* GIVEN PROBLEM:
Restate, word for word, all of the material shown below.

* GIVEN DATA:
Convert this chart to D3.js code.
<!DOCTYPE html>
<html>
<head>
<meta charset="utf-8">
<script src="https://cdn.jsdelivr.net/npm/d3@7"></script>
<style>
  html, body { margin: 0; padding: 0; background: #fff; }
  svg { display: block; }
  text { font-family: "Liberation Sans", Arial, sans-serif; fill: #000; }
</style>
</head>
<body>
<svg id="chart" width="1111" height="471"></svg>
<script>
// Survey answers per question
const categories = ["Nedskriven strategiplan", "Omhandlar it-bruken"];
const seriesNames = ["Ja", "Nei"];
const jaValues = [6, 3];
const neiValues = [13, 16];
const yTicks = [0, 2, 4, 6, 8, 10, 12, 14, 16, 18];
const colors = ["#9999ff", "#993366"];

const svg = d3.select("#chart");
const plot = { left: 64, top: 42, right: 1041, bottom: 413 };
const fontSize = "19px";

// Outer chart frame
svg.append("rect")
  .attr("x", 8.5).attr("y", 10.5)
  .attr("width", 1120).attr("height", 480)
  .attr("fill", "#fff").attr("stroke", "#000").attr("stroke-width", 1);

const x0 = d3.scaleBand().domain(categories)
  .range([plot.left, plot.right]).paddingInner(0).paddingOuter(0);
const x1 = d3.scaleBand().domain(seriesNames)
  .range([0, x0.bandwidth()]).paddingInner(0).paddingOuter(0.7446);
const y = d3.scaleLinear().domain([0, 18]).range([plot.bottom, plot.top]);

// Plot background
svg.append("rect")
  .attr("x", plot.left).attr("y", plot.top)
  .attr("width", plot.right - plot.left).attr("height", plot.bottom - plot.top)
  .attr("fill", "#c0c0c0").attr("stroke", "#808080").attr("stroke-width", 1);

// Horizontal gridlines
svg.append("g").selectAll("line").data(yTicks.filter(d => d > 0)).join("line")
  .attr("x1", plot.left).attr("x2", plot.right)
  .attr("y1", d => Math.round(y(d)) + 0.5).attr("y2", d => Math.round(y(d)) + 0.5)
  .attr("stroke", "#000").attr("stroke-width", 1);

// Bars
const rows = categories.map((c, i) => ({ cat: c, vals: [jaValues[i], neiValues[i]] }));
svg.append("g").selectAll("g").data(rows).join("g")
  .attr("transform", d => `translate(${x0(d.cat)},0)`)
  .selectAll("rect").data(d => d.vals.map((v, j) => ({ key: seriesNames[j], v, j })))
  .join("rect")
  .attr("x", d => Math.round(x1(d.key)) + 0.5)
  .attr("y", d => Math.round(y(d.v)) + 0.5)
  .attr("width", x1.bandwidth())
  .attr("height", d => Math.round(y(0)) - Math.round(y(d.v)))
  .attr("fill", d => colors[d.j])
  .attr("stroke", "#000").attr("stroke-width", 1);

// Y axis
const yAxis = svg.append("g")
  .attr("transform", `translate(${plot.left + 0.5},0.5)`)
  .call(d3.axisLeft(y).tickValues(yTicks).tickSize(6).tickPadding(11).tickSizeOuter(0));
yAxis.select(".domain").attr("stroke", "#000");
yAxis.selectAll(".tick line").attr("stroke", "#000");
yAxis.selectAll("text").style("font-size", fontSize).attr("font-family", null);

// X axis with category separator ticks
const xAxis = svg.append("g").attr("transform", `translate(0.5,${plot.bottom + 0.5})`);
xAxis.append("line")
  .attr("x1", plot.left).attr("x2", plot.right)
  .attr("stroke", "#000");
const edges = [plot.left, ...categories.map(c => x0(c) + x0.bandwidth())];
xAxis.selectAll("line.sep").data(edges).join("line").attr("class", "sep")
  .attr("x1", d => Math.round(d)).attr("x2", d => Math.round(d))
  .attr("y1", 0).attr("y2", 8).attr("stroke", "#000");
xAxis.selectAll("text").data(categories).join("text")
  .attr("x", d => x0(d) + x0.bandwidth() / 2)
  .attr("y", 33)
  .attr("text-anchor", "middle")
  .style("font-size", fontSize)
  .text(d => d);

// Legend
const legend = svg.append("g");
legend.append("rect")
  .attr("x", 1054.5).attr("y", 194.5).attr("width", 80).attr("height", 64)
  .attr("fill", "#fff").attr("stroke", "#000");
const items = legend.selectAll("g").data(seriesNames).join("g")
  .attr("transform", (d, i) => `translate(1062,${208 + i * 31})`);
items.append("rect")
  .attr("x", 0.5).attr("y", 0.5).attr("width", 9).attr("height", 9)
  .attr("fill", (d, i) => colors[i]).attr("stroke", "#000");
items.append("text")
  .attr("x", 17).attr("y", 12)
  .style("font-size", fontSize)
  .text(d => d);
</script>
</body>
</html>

* FINAL RESULT:
Convert this chart to D3.js code.
<!DOCTYPE html>
<html>
<head>
<meta charset="utf-8">
<script src="https://cdn.jsdelivr.net/npm/d3@7"></script>
<style>
  html, body { margin: 0; padding: 0; background: #fff; }
  svg { display: block; }
  text { font-family: "Liberation Sans", Arial, sans-serif; fill: #000; }
</style>
</head>
<body>
<svg id="chart" width="1111" height="471"></svg>
<script>
// Survey answers per question
const categories = ["Nedskriven strategiplan", "Omhandlar it-bruken"];
const seriesNames = ["Ja", "Nei"];
const jaValues = [6, 3];
const neiValues = [13, 16];
const yTicks = [0, 2, 4, 6, 8, 10, 12, 14, 16, 18];
const colors = ["#9999ff", "#993366"];

const svg = d3.select("#chart");
const plot = { left: 64, top: 42, right: 1041, bottom: 413 };
const fontSize = "19px";

// Outer chart frame
svg.append("rect")
  .attr("x", 8.5).attr("y", 10.5)
  .attr("width", 1120).attr("height", 480)
  .attr("fill", "#fff").attr("stroke", "#000").attr("stroke-width", 1);

const x0 = d3.scaleBand().domain(categories)
  .range([plot.left, plot.right]).paddingInner(0).paddingOuter(0);
const x1 = d3.scaleBand().domain(seriesNames)
  .range([0, x0.bandwidth()]).paddingInner(0).paddingOuter(0.7446);
const y = d3.scaleLinear().domain([0, 18]).range([plot.bottom, plot.top]);

// Plot background
svg.append("rect")
  .attr("x", plot.left).attr("y", plot.top)
  .attr("width", plot.right - plot.left).attr("height", plot.bottom - plot.top)
  .attr("fill", "#c0c0c0").attr("stroke", "#808080").attr("stroke-width", 1);

// Horizontal gridlines
svg.append("g").selectAll("line").data(yTicks.filter(d => d > 0)).join("line")
  .attr("x1", plot.left).attr("x2", plot.right)
  .attr("y1", d => Math.round(y(d)) + 0.5).attr("y2", d => Math.round(y(d)) + 0.5)
  .attr("stroke", "#000").attr("stroke-width", 1);

// Bars
const rows = categories.map((c, i) => ({ cat: c, vals: [jaValues[i], neiValues[i]] }));
svg.append("g").selectAll("g").data(rows).join("g")
  .attr("transform", d => `translate(${x0(d.cat)},0)`)
  .selectAll("rect").data(d => d.vals.map((v, j) => ({ key: seriesNames[j], v, j })))
  .join("rect")
  .attr("x", d => Math.round(x1(d.key)) + 0.5)
  .attr("y", d => Math.round(y(d.v)) + 0.5)
  .attr("width", x1.bandwidth())
  .attr("height", d => Math.round(y(0)) - Math.round(y(d.v)))
  .attr("fill", d => colors[d.j])
  .attr("stroke", "#000").attr("stroke-width", 1);

// Y axis
const yAxis = svg.append("g")
  .attr("transform", `translate(${plot.left + 0.5},0.5)`)
  .call(d3.axisLeft(y).tickValues(yTicks).tickSize(6).tickPadding(11).tickSizeOuter(0));
yAxis.select(".domain").attr("stroke", "#000");
yAxis.selectAll(".tick line").attr("stroke", "#000");
yAxis.selectAll("text").style("font-size", fontSize).attr("font-family", null);

// X axis with category separator ticks
const xAxis = svg.append("g").attr("transform", `translate(0.5,${plot.bottom + 0.5})`);
xAxis.append("line")
  .attr("x1", plot.left).attr("x2", plot.right)
  .attr("stroke", "#000");
const edges = [plot.left, ...categories.map(c => x0(c) + x0.bandwidth())];
xAxis.selectAll("line.sep").data(edges).join("line").attr("class", "sep")
  .attr("x1", d => Math.round(d)).attr("x2", d => Math.round(d))
  .attr("y1", 0).attr("y2", 8).attr("stroke", "#000");
xAxis.selectAll("text").data(categories).join("text")
  .attr("x", d => x0(d) + x0.bandwidth() / 2)
  .attr("y", 33)
  .attr("text-anchor", "middle")
  .style("font-size", fontSize)
  .text(d => d);

// Legend
const legend = svg.append("g");
legend.append("rect")
  .attr("x", 1054.5).attr("y", 194.5).attr("width", 80).attr("height", 64)
  .attr("fill", "#fff").attr("stroke", "#000");
const items = legend.selectAll("g").data(seriesNames).join("g")
  .attr("transform", (d, i) => `translate(1062,${208 + i * 31})`);
items.append("rect")
  .attr("x", 0.5).attr("y", 0.5).attr("width", 9).attr("height", 9)
  .attr("fill", (d, i) => colors[i]).attr("stroke", "#000");
items.append("text")
  .attr("x", 17).attr("y", 12)
  .style("font-size", fontSize)
  .text(d => d);
</script>
</body>
</html>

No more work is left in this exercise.